En el corazón del siglo XVI, cuando las ansias de gloria y riqueza empujaban a los hombres a cruzar océanos, un hidalgo extremeño llamado Hernán Cortés cambiaría el destino de un continente. Con apenas seiscientos hombres, y el apoyo invaluable de pueblos que ansiaban romper las cadenas del dominio azteca, emprendió una de las gestas más memorables —y controvertidas— de la historia: la conquista de Tenochtitlán.
Cortés no era un improvisado. Curtido en las islas del Caribe, había servido como secretario del gobernador Diego Velázquez en Cuba. Fue este quien, en 1518, le encomendó una expedición que debía limitarse a la exploración. Pero Cortés, movido por ambición y visión, la convirtió en empresa de conquista. Zarpó hacia tierras desconocidas, desobedeciendo a su superior y confiando en su propio juicio.
En abril de 1519, sus naves tocaron las costas de lo que hoy es Veracruz. Allí comenzó una odisea marcada por alianzas, batallas y traiciones. Pronto se reveló la clave del éxito: sumar aliados indígenas. El primero fue el señorío de Cempoala, seguido de los aguerridos tlaxcaltecas, eternos enemigos de los mexicas. Fue también entonces cuando surgió una figura central en esta historia: Malinche, mujer sabia, políglota, y enlace vital entre dos mundos. Ella fue intérprete, consejera y madre de Martín, hijo mestizo de Cortés y símbolo del nuevo mundo que nacía en medio del fuego y la palabra.

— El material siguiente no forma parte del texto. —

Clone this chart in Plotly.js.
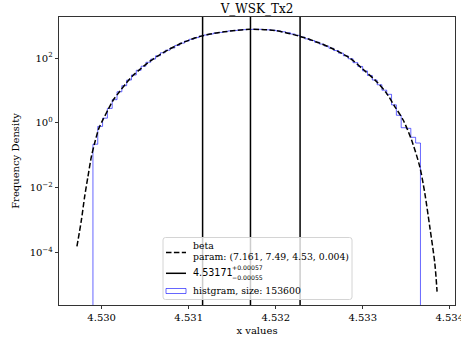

Los españoles avanzaron por tierras hostiles, enfrentando a pueblos como los cholultecas, que intentaron emboscarlos, y que por ello vieron sus calles arder. La guerra no era solo entre conquistadores y conquistados, sino entre viejos enemigos que vieron en los recién llegados una oportunidad de revancha.
En noviembre de 1519, el gran Moctezuma abrió las puertas de su capital, Tenochtitlán, a los forasteros. Cortés, astuto, convirtió su hospitalidad en prisión. El emperador fue tomado como rehén en su propio palacio. Pero la calma fue breve. En ausencia de Cortés, Pedro de Alvarado ordenó una matanza en el Templo Mayor, encendiendo la rebelión. Moctezuma murió apedreado por su propio pueblo y los españoles huyeron bajo el amparo de la noche, en una tragedia conocida como “La Noche Triste”.
Pero la historia no terminó ahí. Cortés reorganizó sus fuerzas, ganó en Otumba, y regresó con determinación. El asedio final comenzó en abril de 1521. Durante tres largos meses, la capital azteca resistió entre el hambre, la enfermedad y el abandono. La viruela, llegada con los europeos, fue el aliado invisible que debilitó la defensa. El 13 de agosto, Cuauhtémoc, último tlatoani, cayó prisionero. Tenochtitlán se rindió, destruida y vencida.
La victoria no fue solo militar. Fue también política, espiritual y simbólica. La Corona española, inquieta ante el poder de los conquistadores, estableció nuevas leyes y fundó el Virreinato de la Nueva España. Se prohibieron las encomiendas hereditarias, se fundaron instituciones y se promovió la evangelización como nueva forma de dominio. Pueblos como los purépechas se rindieron no ante la espada, sino ante la cruz.
Y, sin embargo, los antiguos aliados indígenas no fueron meros espectadores. Algunos, como los tlaxcaltecas, continuaron conquistando junto a los españoles y obtuvieron privilegios. Otros, como los habitantes de Teloloapan, levantaron la voz contra los abusos coloniales, como se ve en códices que aún relatan sus agravios.
La caída de Tenochtitlán no fue el fin, sino el principio de un nuevo orden, de una mezcla forzada de mundos, de una América que cambiaría para siempre, no sin dolor, ni sangre, ni memoria.